Poliomyelitis (Kinderlähmung)
Der Infektionsweg der Kinderlähmung (Poliomyelitis) gab Forschenden lange Zeit Rätsel auf. Erst 1948 wurde er von John Enders und seinen Kolleg*innen entdeckt.
Die experimentelle Methode, das heißt die Erforschung einer Krankheit am "Modellorganismus", erwies sich bei der Erforschung der Kinderlähmung als irreführend. Zu Beginn des 20. Jahrhunderts war Simon Flexner Leiter des Rockefeller Institute for Medical Research (New York, USA) und eine führende Autorität in der Erforschung der Kinderlähmung. Er war zugleich ein Verfechter der tierexperimentellen Methode. Er erforschte den Infektionsweg der Poliomyelitis bei Rhesusaffen und kam zu dem Ergebnis, dass der Virus über die Nasenschleimhäute übertragen werde und über den Geruchsnerv zum Gehirn und zum Rückenmark wandere. Flexner hielt die Ergebnisse seiner Forschung an Rhesusaffen für auf den Menschen übertragbar. Tatsächlich jedoch ist der Infektionsweg beim Mensch anders als beim Rhesusaffen: Beim Menschen gelangt der Poliovirus über den Mund in den Körper und vermehrt sich anschließend im Darm, bevor er die Nervenzellen des Rückenmarks befällt.

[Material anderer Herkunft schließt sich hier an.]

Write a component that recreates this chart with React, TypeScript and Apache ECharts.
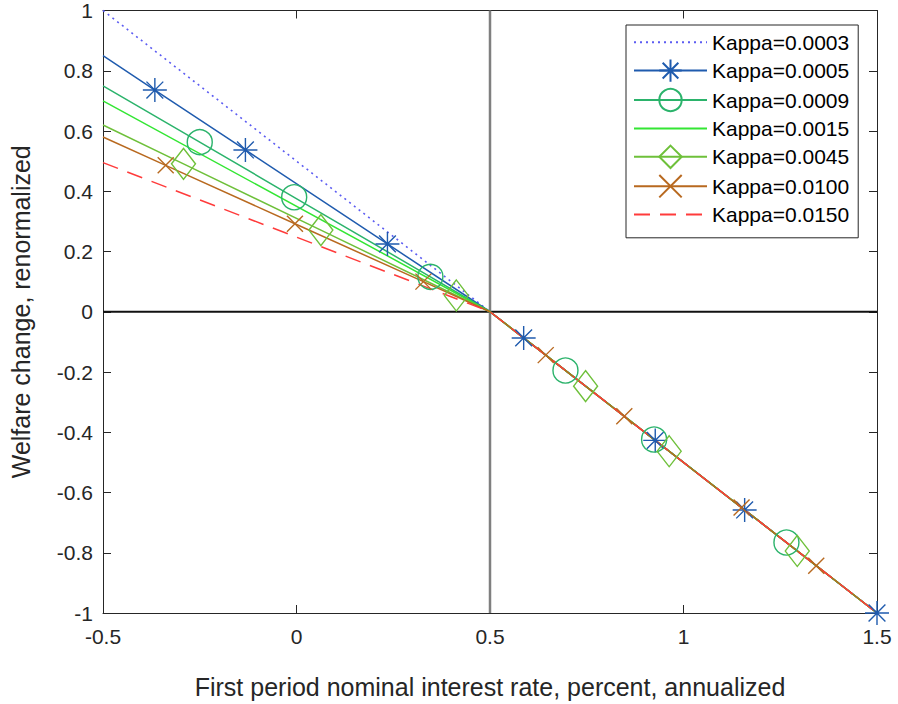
import React, { useEffect, useRef } from "react";
import * as echarts from "echarts";

// ---- data ----
const xTickValues = [-0.5, 0, 0.5, 1, 1.5];
const xTickLabels = ["-0.5", "0", "0.5", "1", "1.5"];
const yTickValues = [-1, -0.8, -0.6, -0.4, -0.2, 0, 0.2, 0.4, 0.6, 0.8, 1];
const yTickLabels = ["-1", "-0.8", "-0.6", "-0.4", "-0.2", "0", "0.2", "0.4", "0.6", "0.8", "1"];

const seriesNames = [
  "Kappa=0.0003",
  "Kappa=0.0005",
  "Kappa=0.0009",
  "Kappa=0.0015",
  "Kappa=0.0045",
  "Kappa=0.0100",
  "Kappa=0.0150",
];

// unmarked vertices of each curve
const line0003 = [[-0.5, 1], [0.5, 0], [1.5, -1]];
const line0005 = [[-0.5, 0.85], [0.5, 0]];
const line0009 = [[-0.5, 0.75], [0.5, 0], [1.5, -1]];
const line0015 = [[-0.5, 0.7], [0.5, 0], [1.5, -1]];
const line0045 = [[-0.5, 0.62], [0.5, 0], [1.5, -1]];
const line0100 = [[-0.5, 0.58], [0.5, 0], [1.5, -1]];
const line0150 = [[-0.5, 0.495], [0.5, 0], [1.5, -1]];

// marked points
const mark0005 = [[-0.366, 0.736], [-0.132, 0.537], [0.235, 0.225], [0.587, -0.087], [0.927, -0.427], [1.158, -0.658], [1.5, -1]];
const mark0009 = [[-0.25, 0.563], [-0.006, 0.38], [0.346, 0.116], [0.695, -0.195], [0.924, -0.424], [1.266, -0.766]];
const mark0045 = [[-0.292, 0.491], [0.063, 0.271], [0.413, 0.054], [0.747, -0.247], [0.963, -0.463], [1.294, -0.794]];
const mark0100 = [[-0.338, 0.486], [-0.004, 0.292], [0.328, 0.1], [0.644, -0.144], [0.847, -0.347], [1.15, -0.65], [1.343, -0.843]];

const FONT = "'Liberation Sans', Arial, Helvetica, sans-serif";
const TXT = "#262626";

const STAR = "path://M0,-10L0,10M-10,0L10,0M-7,-7L7,7M-7,7L7,-7";
const XMARK = "path://M-10,-10L10,10M-10,10L10,-10";

function build(line: number[][], marks: number[][]) {
  const items: any[] = [
    ...line.map((p) => ({ value: p, symbol: "none" })),
    ...marks.map((p) => ({ value: p })),
  ];
  items.sort((a, b) => a.value[0] - b.value[0]);
  return items;
}

function fmt(values: number[], labels: string[]) {
  return (v: number) => {
    const i = values.findIndex((t) => Math.abs(t - v) < 1e-6);
    return i >= 0 ? labels[i] : "";
  };
}

export default function App() {
  const ref = useRef<HTMLDivElement>(null);
  useEffect(() => {
    if (!ref.current) return;
    const chart = echarts.init(ref.current, null, { renderer: "svg" });

    const mk = (
      name: string,
      color: string,
      data: any[],
      symbol: string | null,
      symbolSize: any,
      lineType: any = "solid",
      lineWidth = 1.5
    ) => ({
      name,
      type: "line",
      xAxisIndex: 0,
      yAxisIndex: 0,
      data,
      color,
      symbol: symbol || "circle",
      symbolSize: symbol ? symbolSize : 1,
      showSymbol: true,
      showAllSymbol: true,
      clip: false,
      lineStyle: { color, width: lineWidth, type: lineType },
      itemStyle: symbol
        ? { color: "transparent", borderColor: color, borderWidth: 1.4 }
        : { color: "transparent", borderColor: "transparent", borderWidth: 0, opacity: 0 },
      emphasis: { disabled: true },
      z: 3,
    });

    const axisCommon = {
      axisLine: { show: true, onZero: false, lineStyle: { color: TXT, width: 1 } },
      axisTick: { show: true, inside: true, length: 8, lineStyle: { color: TXT, width: 1 } },
      splitLine: { show: false },
    };

    const option: any = {
      animation: false,
      backgroundColor: "#fff",
      grid: { left: 98, right: 21, top: 6, bottom: 81, containLabel: false },
      xAxis: [
        {
          type: "value",
          min: -0.5,
          max: 1.5,
          interval: 0.5,
          position: "bottom",
          name: "First period nominal interest rate, percent, annualized",
          nameLocation: "middle",
          nameGap: 61,
          nameTextStyle: { fontFamily: FONT, fontSize: 25, color: TXT },
          axisLabel: {
            fontFamily: FONT,
            fontSize: 21,
            color: TXT,
            margin: 13,
            formatter: fmt(xTickValues, xTickLabels),
          },
          ...axisCommon,
        },
        {
          type: "value",
          min: -0.5,
          max: 1.5,
          interval: 0.5,
          position: "top",
          axisLabel: { show: false },
          ...axisCommon,
        },
      ],
      yAxis: [
        {
          type: "value",
          min: -1,
          max: 1,
          interval: 0.2,
          position: "left",
          name: "Welfare change, renormalized",
          nameLocation: "middle",
          nameGap: 70,
          nameTextStyle: { fontFamily: FONT, fontSize: 25, color: TXT },
          axisLabel: {
            fontFamily: FONT,
            fontSize: 21,
            color: TXT,
            margin: 10,
            formatter: fmt(yTickValues, yTickLabels),
          },
          ...axisCommon,
        },
        {
          type: "value",
          min: -1,
          max: 1,
          interval: 0.2,
          position: "right",
          axisLabel: { show: false },
          ...axisCommon,
        },
      ],
      legend: {
        show: true,
        data: seriesNames,
        orient: "vertical",
        left: 626,
        top: 25,
        align: "left",
        itemWidth: 73,
        itemHeight: 28,
        itemGap: 5,
        padding: [6, 9, 12, 7],
        backgroundColor: "#fff",
        borderColor: TXT,
        borderWidth: 1,
        borderRadius: 0,
        selectedMode: false,
        textStyle: { fontFamily: FONT, fontSize: 21, color: "#000" },
      },
      series: [
        {
          name: "zeroY",
          type: "line",
          data: [[-0.5, 0], [1.5, 0]],
          symbol: "none",
          lineStyle: { color: "#111", width: 2 },
          silent: true,
          z: 1,
        },
        {
          name: "zeroX",
          type: "line",
          data: [[0.5, -1], [0.5, 1]],
          symbol: "none",
          lineStyle: { color: "#7f7f7f", width: 2.5 },
          silent: true,
          z: 1,
        },
        mk(seriesNames[0], "#5C5CF2", build(line0003, []), null, 0, [2, 4], 1.6),
        mk(seriesNames[1], "#1F5BAE", build(line0005, mark0005), STAR, 24),
        mk(seriesNames[2], "#2BB36B", build(line0009, mark0009), "circle", 25),
        mk(seriesNames[3], "#33E633", build(line0015, []), null, 0),
        mk(seriesNames[4], "#6EC03A", build(line0045, mark0045), "diamond", [24, 31]),
        mk(seriesNames[5], "#B8691F", build(line0100, mark0100), XMARK, 16),
        mk(seriesNames[6], "#FF3B3B", build(line0150, []), null, 0, [16, 10]),
      ],
    };
    chart.setOption(option);
    return () => chart.dispose();
  }, []);
  return <div ref={ref} style={{ width: 898, height: 704, position: "absolute", left: 0, top: 0 }} />;
}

Verschiedene Autor*innen vertreten die These, dass der Infektionsweg wesentlich schneller entdeckt worden wäre, wenn die Forschung sich nicht einseitig auf die Ergebnisse der Tierversuche konzentriert hätte, sondern die Forschung an menschlichen Erkrankten (Gewebeproben etc.) stärker berücksichtigt worden wäre. In diesem Sinne wird die Geschichte der Polioforschung verschiedentlich als Argument für eine Verlagerung der Forschung - von Tierversuchen auf tierversuchsfreie Methoden - herangezogen.
LaFolette, Hugh / Shanks, Niall (1994): Animal experimentation: the legacy of Claude Bernard. In: International Studies in the Philosophy of Science 8 (3): 195-211.
Paul, John R. (1971): A History of Polyomyelitis. New Haven: Yale University Press (Yale Studies in the History of Science and Medicine 6), insbesondere 107-252.